Backed by the Obama administration, the aim of the initiative is to push for greater acceptance of the zero-emission electric car by reducing “range anxiety,” giving EV owners a coast-to-coast network of charging stations.
Gizmag says in order to determine the best locations for EV charging stations, the initiative will first identify zero emission and alternative fuel corridors across the country. This is all part of the Fixing America’s Surface Transportation (FAST) Act.
The FAST Act was signed into law on December 4, 2015. It was the first federal law in over a decade to provide long-term funding for surface transportation infrastructure, planning, and investment. The act authorized $305 billion in funding over fiscal years 2016 through 2020.
The funding is to be used on highways, highway and motor vehicle safety, public transportation, motor carrier safety, hazardous materials safety, rail, and research, technology, and statistics programs. Based on the criteria, the EV charging station initiative allows the federal government to free up the $4.5 billion needed.
U.S. automakers cheer the initiative
U.S. automakers are betting on the electric car, partly because of the stringent fuel-economy standards we have in place. Ford is investing $4.5 billion in adding 13 new electrified vehicles by 2020, while GM is rolling out the Bolt, which GM says is the first affordable long-range EV later this year.
Tesla Motors and Nissan already provide most of the charging stations in the nation, and other car makers are jumping on the bandwagon, signing on to the deal, including Ford, General Motors, BMW, and Mercedes-Benz.
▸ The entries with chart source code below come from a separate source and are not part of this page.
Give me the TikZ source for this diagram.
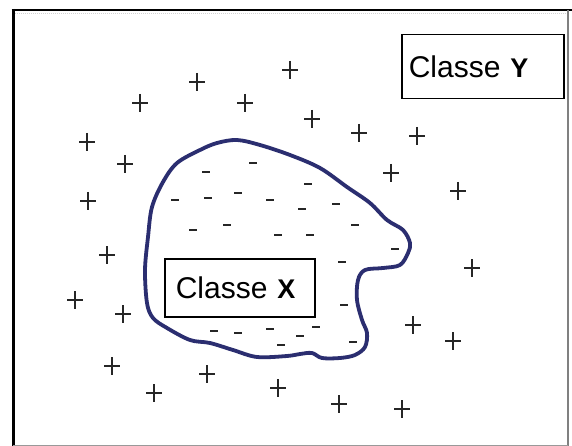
\documentclass[tikz,border=0pt]{standalone}
\usepackage{fontspec}
\setmainfont{Liberation Sans}

\definecolor{blobblue}{RGB}{43,46,112}
\newcommand{\classletter}[1]{{\fontsize{27}{30}\selectfont\bfseries #1}}

\begin{document}
\begin{tikzpicture}[x=1pt, y=-1pt,
   labelbox/.style={draw, rectangle, line width=1.5pt, anchor=north west, align=left, font=\fontsize{30}{34}\selectfont},
   plusmark/.style={draw=black!85, line width=1.6pt},
   minusmark/.style={draw=black!85, line width=2.4pt},
   outline/.style={draw=blobblue, line width=3.8pt, line join=round}
]
\useasboundingbox[fill=white] (0,0) rectangle (572,446);

% Frame
\draw[line width=3pt] (13,9) -- (13,446);
\draw[line width=2pt] (11.5,10) -- (572,10);
\draw[gray!35, densely dotted, line width=1pt] (15,14) -- (567,14);
\draw[gray, line width=1.5pt] (568,10) -- (568,446);
\draw[gray!80, line width=1pt] (13,445.5) -- (568,445.5);

% Class boundary
\draw[outline] plot[smooth cycle, tension=0.55] coordinates {
  (237,140) (260,145) (290,155) (320,168) (347,187) (370,203) (387,220)
  (403,230) (410,243) (408,253) (400,265) (383,268) (365,270) (358,280)
  (357,300) (362,320) (367,333) (365,347) (355,355) (340,358) (322,358)
  (312,353) (300,354) (287,356) (257,357) (233,350) (210,343) (190,340)
  (167,328) (153,318) (147,303) (145,270) (148,237) (152,207) (163,182)
  (177,163) (200,150) (217,143)};

% Labels
\node[labelbox, minimum width=162pt, minimum height=64pt, text width=148pt, inner xsep=7pt] (classY) at (401,34) {Classe \classletter{Y}};
\node[labelbox, minimum width=150pt, minimum height=58pt, text width=128pt, inner xsep=11pt] (classX) at (164,258) {Classe \classletter{X}};

% Samples of class Y
\foreach \x/\y in {290/70, 197/82, 140/103, 245/103, 312/119, 359/133, 417/136, 87/142,
                   125/164, 391/173, 88/201, 458/191, 107/255, 472/268, 75/300, 123/314,
                   413/325, 453/341, 112/366, 207/374, 154/393, 278/388, 339/404, 402/409}
  \draw[plusmark] (\x,\y) +(-8,0) -- +(8,0) +(0,-9) -- +(0,9);

% Samples of class X
\foreach \x/\y in {253/163, 206/172, 308/184, 175/200, 208/198, 238/193, 270/200, 302/209,
                   336/204, 193/230, 227/225, 278/235, 310/235, 355/225, 395/249, 342/262,
                   344/305, 214/331, 238/333, 270/329, 316/327, 300/336, 281/345, 353/342}
  \draw[minusmark] (\x,\y) +(-4,0) -- +(4,0);
\end{tikzpicture}
\end{document}
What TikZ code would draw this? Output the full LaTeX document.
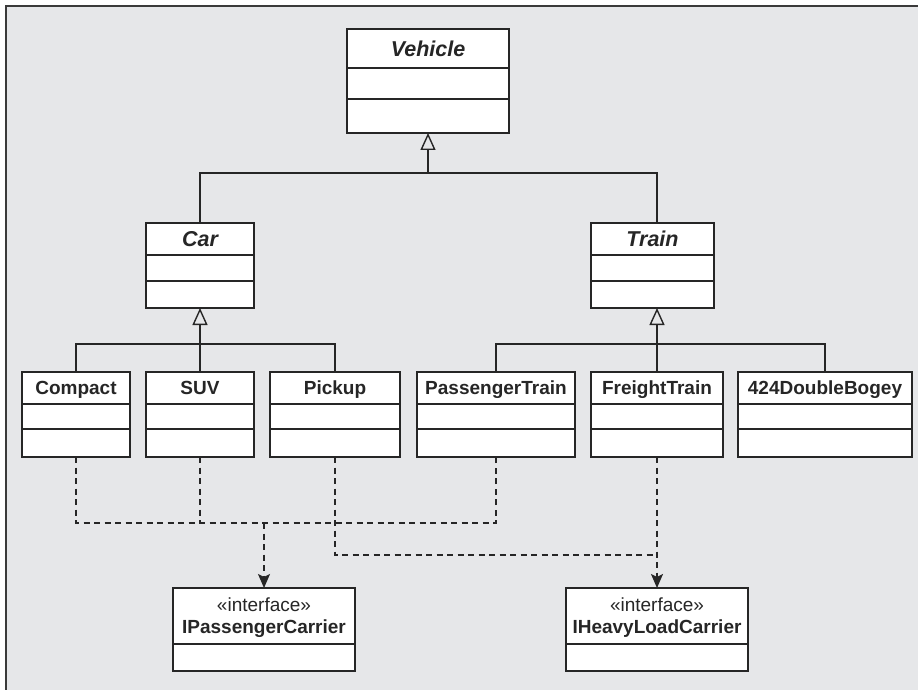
\documentclass[tikz,border=0pt]{standalone}
\usepackage{fontspec}
\setmainfont{Liberation Sans}
\usepackage{tikz}
\usepackage{xcolor}
\usetikzlibrary{arrows.meta,positioning}
\definecolor{panel}{HTML}{E6E7E9}
\definecolor{rim}{HTML}{3A3A3A}
\definecolor{ink}{HTML}{262626}
\tikzset{
  umlhead/.style={draw=ink,fill=white,line width=1.5pt,inner sep=0pt,outer sep=0pt,
                  text=ink,font=\bfseries\fontsize{19}{22}\selectfont,align=center,text depth=0pt},
  umlabstract/.style={umlhead,font=\bfseries\itshape\fontsize{21.5}{24}\selectfont},
  umlslot/.style={draw=ink,fill=white,line width=1.5pt,inner sep=0pt,outer sep=0pt},
  genarr/.style={-{Triangle[open,length=17pt,width=15pt]},line width=1.4pt,draw=ink},
  genline/.style={line width=1.4pt,draw=ink},
  realline/.style={line width=1.7pt,draw=ink,dash pattern=on 6pt off 4.5pt},
  realarr/.style={realline,-{Stealth[length=14pt,width=12pt,inset=3pt]}}
}
\begin{document}
\begin{tikzpicture}[x=1pt,y=-1pt]
  \useasboundingbox (0,0) rectangle (918,690);
  \fill[panel] (6,6) rectangle (918,690);
  \draw[rim,line width=1.5pt] (6,690) -- (6,6) -- (918,6);

  % abstract classes
  \node[umlabstract,minimum width=162,minimum height=39,anchor=north west] (vehicle) at (347,29) {Vehicle};
  \node[umlslot,minimum width=162,minimum height=31,below=0pt of vehicle] (vehicle-a) {};
  \node[umlslot,minimum width=162,minimum height=34,below=0pt of vehicle-a] (vehicle-o) {};

  \node[umlabstract,minimum width=108,minimum height=32,anchor=north west] (car) at (146,223) {Car};
  \node[umlslot,minimum width=108,minimum height=26,below=0pt of car] (car-a) {};
  \node[umlslot,minimum width=108,minimum height=27,below=0pt of car-a] (car-o) {};

  \node[umlabstract,minimum width=123,minimum height=32,anchor=north west] (train) at (591,223) {Train};
  \node[umlslot,minimum width=123,minimum height=26,below=0pt of train] (train-a) {};
  \node[umlslot,minimum width=123,minimum height=27,below=0pt of train-a] (train-o) {};

  % concrete classes
  \foreach \n/\x/\w/\t in {compact/22/108/Compact, suv/146/108/SUV, pickup/270/130/Pickup,
      ptrain/417/158/PassengerTrain, ftrain/591/132/FreightTrain, bogey/738/174/424DoubleBogey} {
    \node[umlhead,minimum width=\w,minimum height=32,anchor=north west] (\n) at (\x,372) {\t};
    \node[umlslot,minimum width=\w,minimum height=25,below=0pt of \n] (\n-a) {};
    \node[umlslot,minimum width=\w,minimum height=28,below=0pt of \n-a] (\n-o) {};
  }

  % interfaces
  \node[umlhead,minimum width=182,minimum height=56,anchor=north west] (pcarrier) at (173,588)
    {\mdseries«interface»\\IPassengerCarrier};
  \node[umlslot,minimum width=182,minimum height=27,below=0pt of pcarrier] (pcarrier-o) {};
  \node[umlhead,minimum width=182,minimum height=56,anchor=north west] (hcarrier) at (566,588)
    {\mdseries«interface»\\IHeavyLoadCarrier};
  \node[umlslot,minimum width=182,minimum height=27,below=0pt of hcarrier] (hcarrier-o) {};

  % generalization
  \coordinate (vjoin) at (428,173);
  \coordinate (cjoin) at (200,344);
  \coordinate (tjoin) at (657,344);
  \draw[genline] (car.north) |- (vjoin) -| (ftrain.north |- train.north);
  \draw[genarr] (vjoin) -- (vehicle-o.south);
  \draw[genline] (compact.north) |- (cjoin) -| (pickup.north);
  \draw[genarr] (suv.north) -- (car-o.south);
  \draw[genline] (ptrain.north) |- (tjoin) -| (bogey.north);
  \draw[genarr] (ftrain.north) -- (ftrain.north |- train-o.south);

  % realization
  \coordinate (pjoin) at (264,523);
  \coordinate (hjoin) at (657,555);
  \draw[realline] (compact-o.south) |- (ptrain-o.south |- pjoin) -- (ptrain-o.south);
  \draw[realline] (suv-o.south) -- (suv-o.south |- pjoin);
  \draw[realarr] (pjoin) -- (pcarrier.north);
  \draw[realline] (pickup-o.south) |- (hjoin);
  \draw[realarr] (ftrain-o.south) -- (hcarrier.north);
\end{tikzpicture}
\end{document}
Worldwide, Tesla has 681 supercharger stations, with 4,157 charging points. As for charging stations in the U.S., there are currently over 16,000.
Additionally, the cost of batteries for EV’s has decreased 70 percent since 2008. A typical battery for a plug-in hybrid electric vehicle with a 40-mile electric range cost $12,000 in 2008, and today that battery would cost far less, according to experts. Most automakers are looking at batteries costing about $300 per kWh.
Vision for 2020 in the works
As part of the initiative, there are plans for a fast-charging network with innovations that include up to 350 kW of direct current fast charging. According to the administration, a 500-mile range battery could be charged with a 350 KW DC system in about 10 minutes.
Pacific Northwest National Laboratory is leading an initiative called Battery500, a research consortium. The aim is to build a cheaper, lighter and more powerful battery, making EV’s more pocketbook-friendly. Basically, the goal is to triple the energy of current batteries to 500 Wh/kg, with 1,000 electric vehicle cycles, while lowering the cost to below $100/KWh.
The primary goal with this latest push toward zero-emissions is to help in financing new technology and innovative projects that would otherwise have a difficult time finding funding. All in all, it sounds very exciting.